By Robert Merkel
The Cyber Security Strategy announced by Prime Minister Malcolm Turnbull clearly places a high priority on protecting Australian government systems from foreign powers.
But when it comes to protecting citizens’ personal information, it appears to be rather a mixed bag.
While very short on specifics, it does announce several potentially useful initiatives that may help protect Australians against cybercrime. But notably absent is any pressure on the private sector to improve its cybersecurity efforts.
First, it commits the government to increasing the number and training of cybersecurity specialists in the Australian Federal Police and Australian Crime Commission.
The government also wants to get its own house in order, in part by conducting additional independent security assessments of internal federal government IT infrastructure.
This is an interesting move given Turnbull has confirmed both the Bureau of Meteorology and the Department of Parliamentary Services had been the victim of recent cyberattacks.
But if more externally focused departments, such as the Australian Tax Office, Centrelink and Medicare, are also thoroughly audited, it would reduce the risk of those organisations’ large collections of personal data being compromised by criminals.
The strategy talks about sponsoring research to better understand the cost of malicious cyberactivity to the Australian economy. It says figures vary, with some putting the cost of cybercrime in Australia at about $1 billion a year, but other estimates put it as high as $17 billion.
But perhaps the most useful contributions to cybersecurity for the broader public come from two measures:
- Increasing the number, and skills, of graduates with cybersecurity expertise in both the university and TAFE sector, and
- Partner with a range of organisations to “deliver a sustained, national awareness raising campaign, encompassing a range of activities, which enables all Australians to be secure online”.
The effectiveness of both of these policies depends on how they are actually implemented.
In tertiary education, it’s easy enough to devote a couple of lectures and an exam question to the topic, to tick an auditing body’s box marked “cybersecurity”.
Making sure that our students actually know how to design, build and operate secure systems is a much tougher challenge. It’s one that my colleagues and I at Monash University, and our counterparts at universities around Australia, are working hard on.
Is it enough?
The biggest cybersecurity threat to individuals remains the unauthorised use of their personal information to commit a variety of financial crimes. It is here that the Cyber Security Strategy seems to lack focus.

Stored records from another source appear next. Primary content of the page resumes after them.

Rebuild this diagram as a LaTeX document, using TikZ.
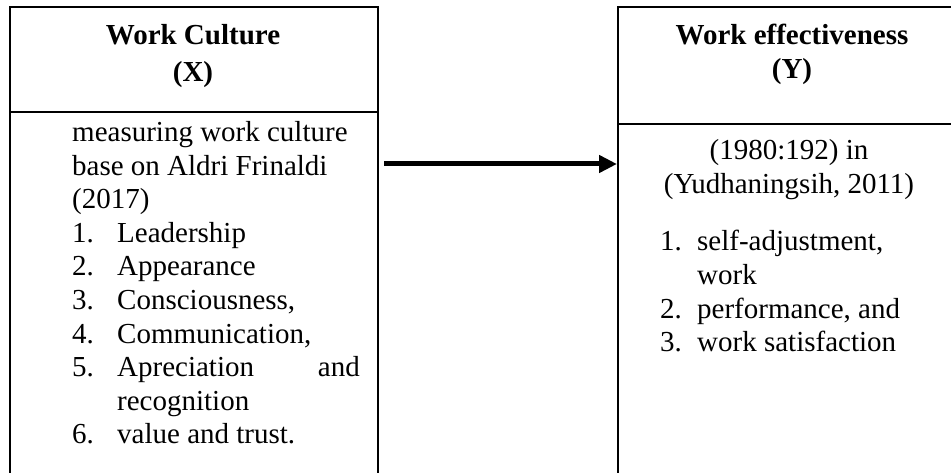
\documentclass[tikz,border=0pt]{standalone}
\usepackage{fontspec}
\setmainfont{Liberation Serif}
\usetikzlibrary{arrows.meta}
\tikzset{
  frame/.style={draw=black, line width=2pt, rectangle, inner sep=0pt, anchor=north west},
  hd/.style={font=\fontsize{29}{33.5}\selectfont\bfseries, inner sep=0pt, anchor=base},
  tx/.style={font=\fontsize{29}{33.5}\selectfont, inner sep=0pt, anchor=base west},
  txr/.style={font=\fontsize{29}{33.5}\selectfont, inner sep=0pt, anchor=base east},
  txc/.style={font=\fontsize{29}{33.5}\selectfont, inner sep=0pt, anchor=base},
  link/.style={line width=5pt, -{Triangle[length=18pt,width=17pt]}, shorten <=5pt}
}
\begin{document}
\begin{tikzpicture}[x=1pt,y=-1pt]
\useasboundingbox[fill=white] (0,0) rectangle (951,473);
% left box
\node[frame, minimum width=368pt, minimum height=105pt] (lh) at (9,6) {};
\node[frame, minimum width=368pt, minimum height=400pt] (lb) at (9,111) {};
% right box
\node[frame, minimum width=348pt, minimum height=117pt] (rh) at (617,6) {};
\node[frame, minimum width=348pt, minimum height=400pt] (rb) at (617,123) {};
% arrow
\coordinate (ay) at (0,164);
\draw[link] (lb.east |- ay) -- (rb.west |- ay);
% left header
\node[hd] (lh1) at (193,45) {Work Culture};
\node[hd] (lh2) at (193,82) {(X)};
% left body
\node[tx] (l1) at (72,142) {measuring work culture};
\node[tx] (l2) at (72,175.5) {base on Aldri Frinaldi};
\node[tx] (l3) at (72,209) {(2017)};
\node[tx] (n1) at (72,242.5) {1.};
\node[tx] (i1) at (117,242.5) {Leadership};
\node[tx] (n2) at (72,276) {2.};
\node[tx] (i2) at (117,276) {Appearance};
\node[tx] (n3) at (72,309.5) {3.};
\node[tx] (i3) at (117,309.5) {Consciousness,};
\node[tx] (n4) at (72,343) {4.};
\node[tx] (i4) at (117,343) {Communication,};
\node[tx] (n5) at (72,376.5) {5.};
\node[tx] (i5) at (117,376.5) {Apreciation};
\node[txr] (i5b) at (360,376.5) {and};
\node[tx] (i5c) at (117,410) {recognition};
\node[tx] (n6) at (72,443.5) {6.};
\node[tx] (i6) at (117,443.5) {value and trust.};
% right header
\node[hd] (rh1) at (792,45) {Work effectiveness};
\node[hd] (rh2) at (792,79) {(Y)};
% right body
\node[txc] (r1) at (789,160) {(1980:192) in};
\node[txc] (r2) at (789,193.5) {(Yudhaningsih, 2011)};
\node[tx] (m1) at (660,251) {1.};
\node[tx] (j1) at (697,251) {self-adjustment,};
\node[tx] (j1b) at (697,284.5) {work};
\node[tx] (m2) at (660,318) {2.};
\node[tx] (j2) at (697,318) {performance, and};
\node[tx] (m3) at (660,351.5) {3.};
\node[tx] (j3) at (697,351.5) {work satisfaction};
\end{tikzpicture}
\end{document}
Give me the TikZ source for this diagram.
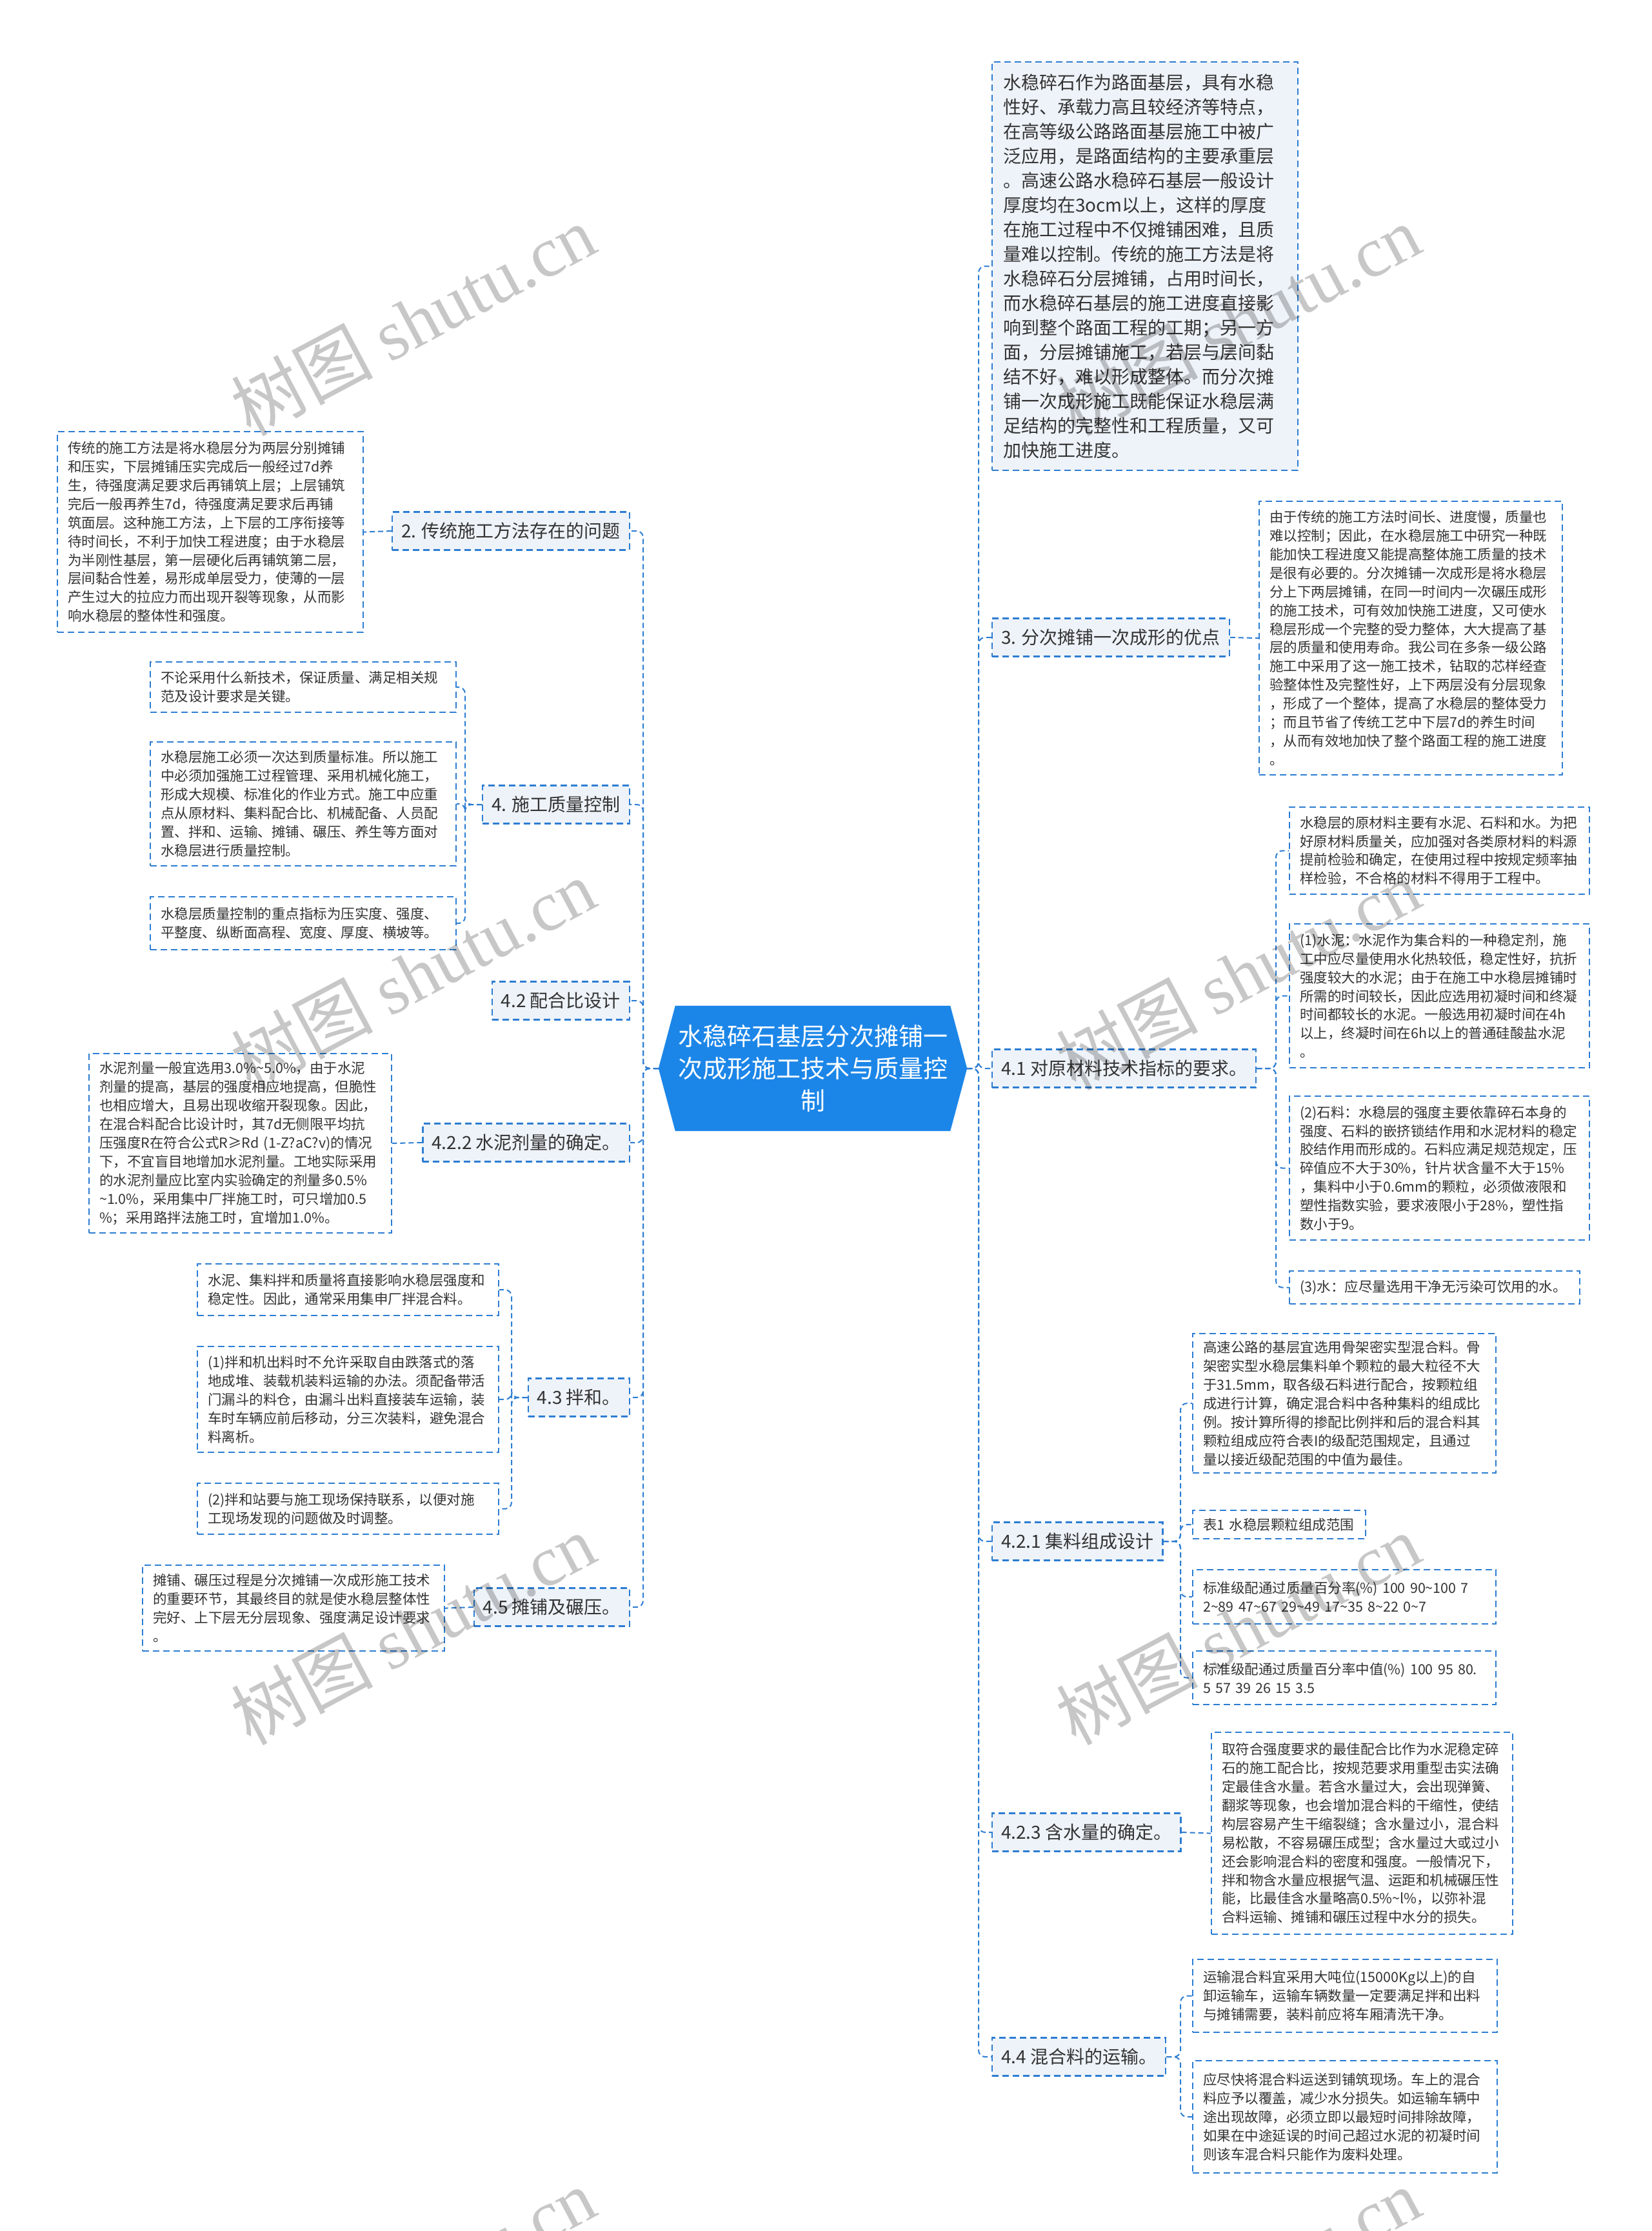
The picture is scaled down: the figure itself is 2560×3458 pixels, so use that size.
\documentclass[tikz,border=0pt]{standalone}
\usepackage{fontspec}
\setmainfont{Noto Sans CJK SC}
\newfontfamily\wmserif{Liberation Serif}
\usetikzlibrary{backgrounds}
\definecolor{lblue}{RGB}{45,125,210}
\definecolor{cblue}{RGB}{28,134,232}
\definecolor{lfill}{RGB}{238,243,249}
\definecolor{txt}{RGB}{51,51,51}
\begin{document}
\begin{tikzpicture}[x=1pt,y=-1pt,
  box/.style={draw=lblue,line width=2.2pt,dash pattern=on 10pt off 6pt,text=txt,align=left,inner xsep=16pt,inner ysep=0pt},
  leaf/.style={box,fill=white,anchor=north west,font=\fontsize{21.5}{28.9}\selectfont},
  lvl/.style={box,fill=lfill,font=\fontsize{28}{36}\selectfont,inner xsep=14pt,minimum height=59pt},
  conn/.style={draw=lblue,line width=2pt,dash pattern=on 8pt off 5pt,rounded corners=10pt},
  wmark/.style={text=black,text opacity=0.22,rotate=28,font=\fontsize{110}{110}\selectfont}
]
\useasboundingbox (0,0) rectangle (2560,3458);

% centre
\node[text=white,align=center,font=\fontsize{38}{50}\selectfont,minimum width=426pt,minimum height=194pt,inner sep=0pt] (c) at (1260,1656) {水稳碎石基层分次摊铺一\\次成形施工技术与质量控\\制};
\coordinate (cL) at ([xshift=-26pt]c.west);
\coordinate (cR) at ([xshift=26pt]c.east);
\begin{scope}[on background layer]
\fill[white] (0,0) rectangle (2560,3458);
\fill[cblue] (cL) -- (c.north west) -- (c.north east) -- (cR) -- (c.south east) -- (c.south west) -- cycle;
\end{scope}
\coordinate (rt) at (1517,1656);
\coordinate (lt) at (997,1656);

% ---------------- right side ----------------
\node[box,fill=lfill,anchor=north west,font=\fontsize{28}{38}\selectfont,inner xsep=17pt,text width=440pt,minimum height=633pt] (R0) at (1537,95) {水稳碎石作为路面基层，具有水稳\\性好、承载力高且较经济等特点，\\在高等级公路路面基层施工中被广\\泛应用，是路面结构的主要承重层\\。高速公路水稳碎石基层一般设计\\厚度均在3ocm以上，这样的厚度\\在施工过程中不仅摊铺困难，且质\\量难以控制。传统的施工方法是将\\水稳碎石分层摊铺，占用时间长，\\而水稳碎石基层的施工进度直接影\\响到整个路面工程的工期；另一方\\面，分层摊铺施工，若层与层间黏\\结不好，难以形成整体。而分次摊\\铺一次成形施工既能保证水稳层满\\足结构的完整性和工程质量，又可\\加快施工进度。};

\node[lvl,anchor=west] (R3) at (1537,988) {3. 分次摊铺一次成形的优点};
\node[leaf,text width=438pt,minimum height=424pt] (R3a) at (1951,776) {由于传统的施工方法时间长、进度慢，质量也\\难以控制；因此，在水稳层施工中研究一种既\\能加快工程进度又能提高整体施工质量的技术\\是很有必要的。分次摊铺一次成形是将水稳层\\分上下两层摊铺，在同一时间内一次碾压成形\\的施工技术，可有效加快施工进度，又可使水\\稳层形成一个完整的受力整体，大大提高了基\\层的质量和使用寿命。我公司在多条一级公路\\施工中采用了这一施工技术，钻取的芯样经查\\验整体性及完整性好，上下两层没有分层现象\\，形成了一个整体，提高了水稳层的整体受力\\；而且节省了传统工艺中下层7d的养生时间\\，从而有效地加快了整个路面工程的施工进度\\。};

\node[lvl,anchor=west] (R41) at (1537,1656) {4.1 对原材料技术指标的要求。};
\node[leaf,text width=433pt,minimum height=135pt] (R41a) at (1998,1250) {水稳层的原材料主要有水泥、石料和水。为把\\好原材料质量关，应加强对各类原材料的料源\\提前检验和确定，在使用过程中按规定频率抽\\样检验，不合格的材料不得用于工程中。};
\node[leaf,text width=433pt,minimum height=223pt] (R41b) at (1998,1431) {(1)水泥：水泥作为集合料的一种稳定剂，施\\工中应尽量使用水化热较低，稳定性好，抗折\\强度较大的水泥；由于在施工中水稳层摊铺时\\所需的时间较长，因此应选用初凝时间和终凝\\时间都较长的水泥。一般选用初凝时间在4h\\以上，终凝时间在6h以上的普通硅酸盐水泥\\。};
\node[leaf,text width=433pt,minimum height=223pt] (R41c) at (1998,1698) {(2)石料：水稳层的强度主要依靠碎石本身的\\强度、石料的嵌挤锁结作用和水泥材料的稳定\\胶结作用而形成的。石料应满足规范规定，压\\碎值应不大于30\%，针片状含量不大于15\%\\，集料中小于0.6mm的颗粒，必须做液限和\\塑性指数实验，要求液限小于28\%，塑性指\\数小于9。};
\node[leaf,text width=418pt,minimum height=51pt] (R41d) at (1998,1969) {(3)水：应尽量选用干净无污染可饮用的水。};

\node[lvl,anchor=west] (R421) at (1537,2389) {4.2.1 集料组成设计};
\node[leaf,text width=438pt,minimum height=216pt] (R421a) at (1848,2066) {高速公路的基层宜选用骨架密实型混合料。骨\\架密实型水稳层集料单个颗粒的最大粒径不大\\于31.5mm，取各级石料进行配合，按颗粒组\\成进行计算，确定混合料中各种集料的组成比\\例。按计算所得的掺配比例拌和后的混合料其\\颗粒组成应符合表I的级配范围规定，且通过\\量以接近级配范围的中值为最佳。};
\node[leaf,text width=236pt,minimum height=44pt] (R421b) at (1848,2340) {表1 水稳层颗粒组成范围};
\node[leaf,text width=438pt,minimum height=84pt] (R421c) at (1848,2432) {标准级配通过质量百分率(\%) 100 90\textasciitilde{}100 7\\2\textasciitilde{}89 47\textasciitilde{}67 29\textasciitilde{}49 17\textasciitilde{}35 8\textasciitilde{}22 0\textasciitilde{}7};
\node[leaf,text width=438pt,minimum height=83pt] (R421d) at (1848,2558) {标准级配通过质量百分率中值(\%) 100 95 80.\\5 57 39 26 15 3.5};

\node[lvl,anchor=west] (R423) at (1537,2840) {4.2.3 含水量的确定。};
\node[leaf,text width=435pt,minimum height=313pt] (R423a) at (1877,2684) {取符合强度要求的最佳配合比作为水泥稳定碎\\石的施工配合比，按规范要求用重型击实法确\\定最佳含水量。若含水量过大，会出现弹簧、\\翻浆等现象，也会增加混合料的干缩性，使结\\构层容易产生干缩裂缝；含水量过小，混合料\\易松散，不容易碾压成型；含水量过大或过小\\还会影响混合料的密度和强度。一般情况下，\\拌和物含水量应根据气温、运距和机械碾压性\\能，比最佳含水量略高0.5\%\textasciitilde{}l\%，以弥补混\\合料运输、摊铺和碾压过程中水分的损失。};

\node[lvl,anchor=west] (R44) at (1537,3188) {4.4 混合料的运输。};
\node[leaf,text width=440pt,minimum height=113pt] (R44a) at (1848,3036) {运输混合料宜采用大吨位(15000Kg以上)的自\\卸运输车，运输车辆数量一定要满足拌和出料\\与摊铺需要，装料前应将车厢清洗干净。};
\node[leaf,text width=440pt,minimum height=174pt] (R44b) at (1848,3193) {应尽快将混合料运送到铺筑现场。车上的混合\\料应予以覆盖，减少水分损失。如运输车辆中\\途出现故障，必须立即以最短时间排除故障，\\如果在中途延误的时间己超过水泥的初凝时间\\则该车混合料只能作为废料处理。};

% ---------------- left side ----------------
\node[lvl,anchor=east] (L2) at (977,823) {2. 传统施工方法存在的问题};
\node[leaf,text width=442pt,minimum height=311pt] (L2a) at (88,668) {传统的施工方法是将水稳层分为两层分别摊铺\\和压实，下层摊铺压实完成后一般经过7d养\\生，待强度满足要求后再铺筑上层；上层铺筑\\完后一般再养生7d，待强度满足要求后再铺\\筑面层。这种施工方法，上下层的工序衔接等\\待时间长，不利于加快工程进度；由于水稳层\\为半刚性基层，第一层硬化后再铺筑第二层，\\层间黏合性差，易形成单层受力，使薄的一层\\产生过大的拉应力而出现开裂等现象，从而影\\响水稳层的整体性和强度。};

\node[lvl,anchor=east] (L4) at (977,1247) {4. 施工质量控制};
\node[leaf,text width=442pt,minimum height=78pt] (L4a) at (232,1025) {不论采用什么新技术，保证质量、满足相关规\\范及设计要求是关键。};
\node[leaf,text width=442pt,minimum height=192pt] (L4b) at (232,1149) {水稳层施工必须一次达到质量标准。所以施工\\中必须加强施工过程管理、采用机械化施工，\\形成大规模、标准化的作业方式。施工中应重\\点从原材料、集料配合比、机械配备、人员配\\置、拌和、运输、摊铺、碾压、养生等方面对\\水稳层进行质量控制。};
\node[leaf,text width=442pt,minimum height=82pt] (L4c) at (232,1389) {水稳层质量控制的重点指标为压实度、强度、\\平整度、纵断面高程、宽度、厚度、横坡等。};

\node[lvl,anchor=east] (L42) at (977,1551) {4.2 配合比设计};

\node[lvl,anchor=east] (L422) at (977,1771) {4.2.2 水泥剂量的确定。};
\node[leaf,text width=437pt,minimum height=278pt] (L422a) at (137,1632) {水泥剂量一般宜选用3.0\%\textasciitilde{}5.0\%，由于水泥\\剂量的提高，基层的强度相应地提高，但脆性\\也相应增大，且易出现收缩开裂现象。因此，\\在混合料配合比设计时，其7d无侧限平均抗\\压强度R在符合公式R≥Rd (1-Z?aC?v)的情况\\下，不宜盲目地增加水泥剂量。工地实际采用\\的水泥剂量应比室内实验确定的剂量多0.5\%\\\textasciitilde{}1.0\%，采用集中厂拌施工时，可只增加0.5\\\%；采用路拌法施工时，宜增加1.0\%。};

\node[lvl,anchor=east] (L43) at (977,2166) {4.3 拌和。};
\node[leaf,text width=435pt,minimum height=80pt] (L43a) at (305,1958) {水泥、集料拌和质量将直接影响水稳层强度和\\稳定性。因此，通常采用集申厂拌混合料。};
\node[leaf,text width=435pt,minimum height=164pt] (L43b) at (305,2086) {(1)拌和机出料时不允许采取自由跌落式的落\\地成堆、装载机装料运输的办法。须配备带活\\门漏斗的料仓，由漏斗出料直接装车运输，装\\车时车辆应前后移动，分三次装料，避免混合\\料离析。};
\node[leaf,text width=435pt,minimum height=79pt] (L43c) at (305,2298) {(2)拌和站要与施工现场保持联系，以便对施\\工现场发现的问题做及时调整。};

\node[lvl,anchor=east] (L45) at (977,2491) {4.5 摊铺及碾压。};
\node[leaf,text width=436pt,minimum height=133pt] (L45a) at (220,2425) {摊铺、碾压过程是分次摊铺一次成形施工技术\\的重要环节，其最终目的就是使水稳层整体性\\完好、上下层无分层现象、强度满足设计要求\\。};

% ---------------- connectors ----------------
\foreach \n in {R0,R3,R41,R421,R423,R44} \draw[conn] (cR) -- (rt) |- (\n.west);
\foreach \n in {L2,L4,L42,L422,L43,L45} \draw[conn] (cL) -- (lt) |- (\n.east);

\draw[conn] (R3.east) -- (R3a.west);
\coordinate (j41) at (1978,1656);
\foreach \n in {R41a,R41b,R41c,R41d} \draw[conn] (R41.east) -- (j41) |- (\n.west);
\coordinate (j421) at (1830,2389);
\foreach \n in {R421a,R421b,R421c,R421d} \draw[conn] (R421.east) -- (j421) |- (\n.west);
\draw[conn] (R423.east) -- (R423a.west);
\coordinate (j44) at (1830,3188);
\foreach \n in {R44a,R44b} \draw[conn] (R44.east) -- (j44) |- (\n.west);

\draw[conn] (L2.west) -- (L2a.east);
\coordinate (j4) at (721,1247);
\foreach \n in {L4a,L4b,L4c} \draw[conn] (L4.west) -- (j4) |- (\n.east);
\draw[conn] (L422.west) -- (L422a.east);
\coordinate (j43) at (793,2166);
\foreach \n in {L43a,L43b,L43c} \draw[conn] (L43.west) -- (j43) |- (\n.east);
\draw[conn] (L45.west) -- (L45a.east);

% ---------------- watermarks ----------------
\node[wmark] (w1) at (640,496) {树图 {\wmserif shutu.cn}};
\node[wmark] (w2) at (1919,496) {树图 {\wmserif shutu.cn}};
\node[wmark] (w3) at (640,1510) {树图 {\wmserif shutu.cn}};
\node[wmark] (w4) at (1919,1510) {树图 {\wmserif shutu.cn}};
\node[wmark] (w5) at (640,2525) {树图 {\wmserif shutu.cn}};
\node[wmark] (w6) at (1919,2525) {树图 {\wmserif shutu.cn}};
\node[wmark] (w7) at (640,3539) {树图 {\wmserif shutu.cn}};
\node[wmark] (w8) at (1919,3539) {树图 {\wmserif shutu.cn}};
\end{tikzpicture}
\end{document}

Prevention is usually better than cure, and in the case of cybercrime committed across national boundaries, law enforcement is often ineffective. It will likely remain so, despite the worthy rhetoric in the strategy about international cooperation.
Therefore, the primary defence we have is making sure the organisations that hold our personal data are taking sufficient measures to prevent cybercriminals from gaining access. Many of these organisations are in the private sector.
But the government is relying on hints and a bit of assistance to get the private sector to improve its efforts in this area. This is perhaps unsurprising, given the antipathy to “red tape” of the current government.
For example, when the strategy mentions raising the bar, it says:
Self-regulation and a national set of simple, voluntary guidelines co-designed with the private sector will help organisations improve their cyber security resilience.
One might have thought our largest businesses would already have the financial means to hire external consultants to assess their security strategies. But ASX 100 listed businesses are to be offered voluntary “health checks”:
The governance ‘health checks’ will enable boards and senior management to better understand their cyber security status and how they compare to similar organisations.
As for small business, the strategy acknowledges they might not allocate enough resources to cybersecurity and they could become a “soft underbelly or back door into connected organisations”.
To deal with that, the government plans to offer tests of what cybersecurity measures small businesses have in place by certified practitioners.
Flogging business with a wet lettuce leaf
But there’s no shortage of information security guidelines available to organisations already. In far too many cases, what is lacking is the will to implement them.
Unfortunately, in practice, the consequences for security breaches seem extraordinarily limited. The breaches of the Privacy Act to date result in financial penalties that are trivial for large organisations.
For instance, Telstra was fined a grand total of $11,000 for a breach involving thousands of customers.
Further, companies aren’t even obligated to inform their customers of a breach, unlike in the United States and European Union.
While all this has gone unmentioned in the strategy, the government has been working on a “mandatory data breach” notification law for some time. But it seems in no hurry to actually make it law.
A draft bill was released for comment in late 2015. As of today it still hasn’t been introduced into parliament, and the draft exempts organisations with annual turnover of less than A$3 million.
Cybersecurity breaches in private sector companies sometimes do have negative consequences for those companies. But they also inflict significant and often larger consequences on the people whose personal data is stolen.
And it’s the role of governments to step in with some kind of regulation when an action creates significant negative impacts on citizens.
But the current government seems to have decided that the costs to business of forcing them to take cybersecurity seriously outweigh the benefits.
Robert Merkel is a lecturer in software engineering at Monash University.